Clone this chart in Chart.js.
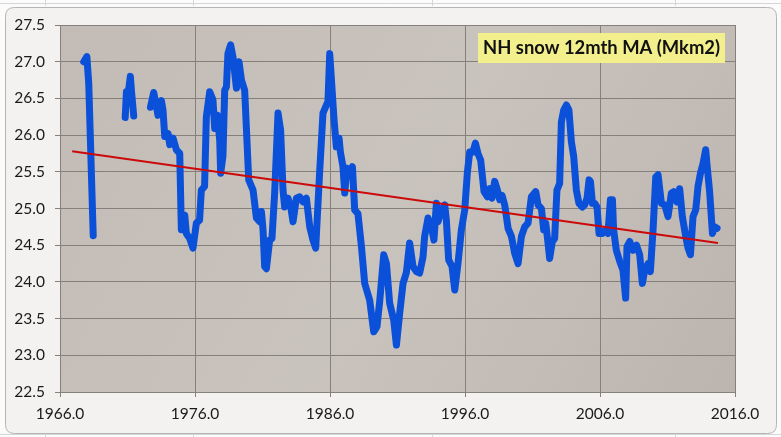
<!DOCTYPE html>
<html>
<head>
<meta charset="utf-8">
<script src="https://cdn.jsdelivr.net/npm/chart.js@4.4.1/dist/chart.umd.min.js"></script>
<style>
  html, body { margin: 0; padding: 0; background: #ffffff; }
  #wrap { position: relative; width: 781px; height: 437px; }
  canvas { display: block; }
</style>
</head>
<body>
<div id="wrap"><canvas id="c" width="781" height="437"></canvas></div>
<script>
// ---- Data ----
const titleText = "NH snow 12mth MA (Mkm2)";

const years = [
  1967.76, 1967.99, 1968.13, 1968.46, 1969.6,
  1970.83, 1970.92, 1971.04, 1971.21, 1971.29, 1971.46, 1972.1,
  1972.70, 1972.94, 1973.14, 1973.26, 1973.51, 1973.63, 1973.76, 1974.00, 1974.13, 1974.37,
  1974.62, 1974.87, 1974.99, 1975.24, 1975.36, 1975.61, 1975.85, 1976.10, 1976.34, 1976.47,
  1976.71, 1976.84, 1977.09, 1977.33, 1977.46, 1977.66, 1977.83, 1977.90, 1978.07, 1978.20,
  1978.33, 1978.44, 1978.64, 1978.81, 1979.07, 1979.26, 1979.44, 1979.68, 1979.98, 1980.30,
  1980.55, 1980.79, 1980.92, 1981.04, 1981.16, 1981.29, 1981.53, 1981.70, 1981.90, 1982.15,
  1982.34, 1982.52, 1982.64, 1982.89, 1983.09, 1983.26, 1983.51, 1983.76, 1984.00, 1984.25,
  1984.50, 1984.74, 1984.94, 1985.24, 1985.48, 1985.85, 1985.98, 1986.10, 1986.30, 1986.47,
  1986.67, 1986.77, 1986.96, 1987.09, 1987.26, 1987.46, 1987.66, 1987.83, 1988.07, 1988.33,
  1988.57, 1988.94, 1989.24, 1989.48, 1989.68, 1989.98, 1990.18, 1990.42, 1990.72, 1990.92,
  1991.16, 1991.41, 1991.66, 1991.90, 1992.15, 1992.40, 1992.64, 1992.89, 1993.01, 1993.26,
  1993.51, 1993.70, 1993.88, 1994.00, 1994.25, 1994.50, 1994.62, 1994.79, 1995.04, 1995.24,
  1995.48, 1995.73, 1995.98, 1996.18, 1996.35, 1996.59, 1996.77, 1996.96, 1997.16, 1997.41,
  1997.66, 1997.83, 1998.00, 1998.20, 1998.40, 1998.57, 1998.74, 1998.94, 1999.19, 1999.44,
  1999.68, 1999.93, 2000.18, 2000.42, 2000.67, 2000.92, 2001.24, 2001.41, 2001.66, 2001.83,
  2001.98, 2002.15, 2002.27, 2002.47, 2002.64, 2002.81, 2003.01, 2003.14, 2003.31, 2003.51,
  2003.70, 2003.88, 2004.05, 2004.25, 2004.44, 2004.70, 2004.87, 2005.04, 2005.19, 2005.29,
  2005.44, 2005.61, 2005.78, 2005.93, 2006.18, 2006.42, 2006.59, 2006.77, 2006.92, 2007.01,
  2007.21, 2007.46, 2007.70, 2007.90, 2008.00, 2008.20, 2008.44, 2008.70, 2008.94, 2009.14,
  2009.31, 2009.56, 2009.73, 2009.93, 2010.13, 2010.30, 2010.55, 2010.79, 2011.04, 2011.29,
  2011.46, 2011.70, 2011.90, 2012.10, 2012.35, 2012.52, 2012.70, 2012.89, 2013.09, 2013.26,
  2013.44, 2013.63, 2013.83, 2013.93, 2014.12, 2014.33, 2014.50, 2014.67
];

// null = gap in the record
const snow = [
  27.00, 27.07, 26.70, 24.63, null,
  26.24, 26.59, 26.55, 26.80, 26.61, 26.26, null,
  26.38, 26.58, 26.39, 26.27, 26.47, 26.34, 25.98, 26.02, 25.87, 25.96,
  25.80, 25.75, 24.71, 24.91, 24.66, 24.59, 24.46, 24.80, 24.84, 25.25,
  25.30, 26.25, 26.59, 26.48, 26.09, 26.27, 25.93, 25.48, 25.71, 26.61,
  26.66, 27.11, 27.23, 27.07, 26.64, 27.00, 26.75, 26.61, 25.39, 25.25,
  24.87, 24.82, 24.96, 24.71, 24.21, 24.18, 24.57, 24.59, 25.21, 26.30,
  26.07, 25.25, 25.02, 25.14, 25.02, 24.82, 25.14, 25.16, 25.09, 25.14,
  24.75, 24.57, 24.46, 25.52, 26.30, 26.46, 27.11, 26.77, 26.21, 25.84,
  25.96, 25.77, 25.57, 25.21, 25.55, 25.48, 25.57, 24.98, 24.93, 24.48,
  23.98, 23.75, 23.32, 23.39, 23.73, 24.37, 24.25, 23.71, 23.48, 23.14,
  23.57, 23.98, 24.13, 24.53, 24.21, 24.14, 24.12, 24.34, 24.62, 24.87,
  24.75, 24.57, 25.07, 24.82, 24.98, 25.05, 24.84, 24.30, 24.21, 23.89,
  24.25, 24.71, 24.98, 25.50, 25.77, 25.77, 25.89, 25.75, 25.66, 25.23,
  25.16, 25.27, 25.14, 25.37, 25.25, 25.12, 25.18, 25.05, 24.73, 24.62,
  24.39, 24.25, 24.62, 24.75, 24.80, 25.16, 25.23, 25.05, 25.00, 24.71,
  24.80, 24.53, 24.32, 24.55, 24.59, 25.25, 25.34, 26.18, 26.34, 26.41,
  26.34, 25.91, 25.71, 25.25, 25.07, 25.02, 25.05, 25.14, 25.39, 25.37,
  25.07, 25.07, 25.02, 24.66, 24.66, 24.71, 24.66, 25.12, 25.12, 24.71,
  24.43, 24.28, 24.16, 23.78, 24.48, 24.55, 24.43, 24.50, 24.37, 23.98,
  24.16, 24.25, 24.14, 24.71, 25.43, 25.46, 25.07, 25.05, 24.89, 25.21,
  25.23, 25.09, 25.27, 24.89, 24.62, 24.46, 24.37, 24.89, 24.98, 25.30,
  25.48, 25.61, 25.80, 25.59, 25.23, 24.66, 24.75, 24.73
];

// linear trend end points
const trendYears = [1966.9, 2014.74];
const trendValues = [25.78, 24.53];

// axis ticks
const xTicks = [1966, 1976, 1986, 1996, 2006, 2016];
const yTicks = [22.5, 23.0, 23.5, 24.0, 24.5, 25.0, 25.5, 26.0, 26.5, 27.0, 27.5];

// ---- Styling ----
const FONT = "Lato, 'Open Sans', 'DejaVu Sans', sans-serif";
const GRID = '#86807b';

const snowData = years.map((x, i) => ({ x: x, y: snow[i] }));
const trendData = trendYears.map((x, i) => ({ x: x, y: trendValues[i] }));

function roundRect(ctx, x, y, w, h, r) {
  ctx.beginPath();
  ctx.moveTo(x + r, y);
  ctx.lineTo(x + w - r, y);
  ctx.quadraticCurveTo(x + w, y, x + w, y + r);
  ctx.lineTo(x + w, y + h - r);
  ctx.quadraticCurveTo(x + w, y + h, x + w - r, y + h);
  ctx.lineTo(x + r, y + h);
  ctx.quadraticCurveTo(x, y + h, x, y + h - r);
  ctx.lineTo(x, y + r);
  ctx.quadraticCurveTo(x, y, x + r, y);
  ctx.closePath();
}

const backgroundPlugin = {
  id: 'bg',
  beforeDraw(chart) {
    const ctx = chart.ctx;
    const W = chart.width, H = chart.height;
    ctx.save();
    ctx.fillStyle = '#fbfbfb';
    ctx.fillRect(0, 0, W, H);
    ctx.strokeStyle = '#d6d6d6';
    ctx.lineWidth = 1;
    ctx.beginPath();
    ctx.moveTo(0, 3.5); ctx.lineTo(W, 3.5);
    ctx.moveTo(0, 434.5); ctx.lineTo(W, 434.5);
    [45.5, 193.5, 432.5, 675.5].forEach(x => { ctx.moveTo(x, 0); ctx.lineTo(x, 6); ctx.moveTo(x, 432); ctx.lineTo(x, H); });
    ctx.stroke();
    roundRect(ctx, 5.5, 7.5, 771, 426, 9);
    ctx.fillStyle = '#f3f2f0';
    ctx.fill();
    ctx.strokeStyle = '#b4b4b4';
    ctx.stroke();
    const a = chart.chartArea;
    const g = ctx.createLinearGradient(a.left, a.top, a.right, a.bottom);
    g.addColorStop(0, '#c2bbb6');
    g.addColorStop(0.5, '#c9c3be');
    g.addColorStop(1, '#bcb4af');
    ctx.fillStyle = g;
    ctx.fillRect(a.left, a.top, a.right - a.left, a.bottom - a.top);
    ctx.restore();
  },
  afterDraw(chart) {
    const ctx = chart.ctx;
    ctx.save();
    ctx.fillStyle = '#f3ef8c';
    ctx.fillRect(478, 33, 247, 30);
    // fit the title text to the box width seen in the reference
    let size = 18;
    ctx.font = "bold " + size + "px " + FONT;
    const w = ctx.measureText(titleText).width;
    size = Math.max(12, Math.min(22, size * 237 / w));
    ctx.font = "bold " + size.toFixed(1) + "px " + FONT;
    ctx.fillStyle = '#111111';
    ctx.textBaseline = 'middle';
    ctx.textAlign = 'left';
    ctx.fillText(titleText, 483, 48.5);
    ctx.restore();
  }
};

Chart.defaults.font.family = FONT;
Chart.defaults.font.size = 15;
Chart.defaults.color = '#1a1a1a';

new Chart(document.getElementById('c'), {
  type: 'line',
  data: {
    datasets: [
      {
        label: 'Trend',
        data: trendData,
        borderColor: '#cc0a0a',
        borderWidth: 2,
        pointRadius: 0,
        tension: 0,
        order: 0
      },
      {
        label: titleText,
        data: snowData,
        borderColor: '#0b50d8',
        borderWidth: 7,
        pointRadius: 0,
        tension: 0,
        spanGaps: false,
        borderCapStyle: 'round',
        borderJoinStyle: 'round',
        order: 1
      }
    ]
  },
  options: {
    responsive: false,
    animation: false,
    devicePixelRatio: 1,
    layout: { padding: { left: 0, right: 46, top: 25, bottom: 15 } },
    plugins: { legend: { display: false }, tooltip: { enabled: false } },
    scales: {
      x: {
        type: 'linear',
        min: xTicks[0],
        max: xTicks[xTicks.length - 1],
        afterBuildTicks: s => { s.ticks = xTicks.map(v => ({ value: v })); },
        afterFit: s => { s.height = 30; },
        ticks: { callback: v => Number(v).toFixed(1), padding: 8, maxRotation: 0, font: { size: 15.5 } },
        grid: { color: GRID, lineWidth: 1, tickLength: 5, tickColor: GRID },
        border: { color: GRID, width: 1 }
      },
      y: {
        min: yTicks[0],
        max: yTicks[yTicks.length - 1],
        afterBuildTicks: s => { s.ticks = yTicks.map(v => ({ value: v })); },
        afterFit: s => { s.width = 60; },
        ticks: { callback: v => Number(v).toFixed(1), padding: 10, font: { size: 15.5 } },
        grid: { color: GRID, lineWidth: 1, tickLength: 5, tickColor: GRID },
        border: { color: GRID, width: 1 }
      }
    }
  },
  plugins: [backgroundPlugin]
});
</script>
</body>
</html>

## WHAT YOU HAVE TO DO
Only lines belong in the copy: transcribe those from the start of the data through the line that contains "snow 12mth MA", and skip the pictures.

## RESULT OF THE EXERCISE
Clone this chart in Chart.js.
<!DOCTYPE html>
<html>
<head>
<meta charset="utf-8">
<script src="https://cdn.jsdelivr.net/npm/chart.js@4.4.1/dist/chart.umd.min.js"></script>
<style>
  html, body { margin: 0; padding: 0; background: #ffffff; }
  #wrap { position: relative; width: 781px; height: 437px; }
  canvas { display: block; }
</style>
</head>
<body>
<div id="wrap"><canvas id="c" width="781" height="437"></canvas></div>
<script>
// ---- Data ----
const titleText = "NH snow 12mth MA (Mkm2)";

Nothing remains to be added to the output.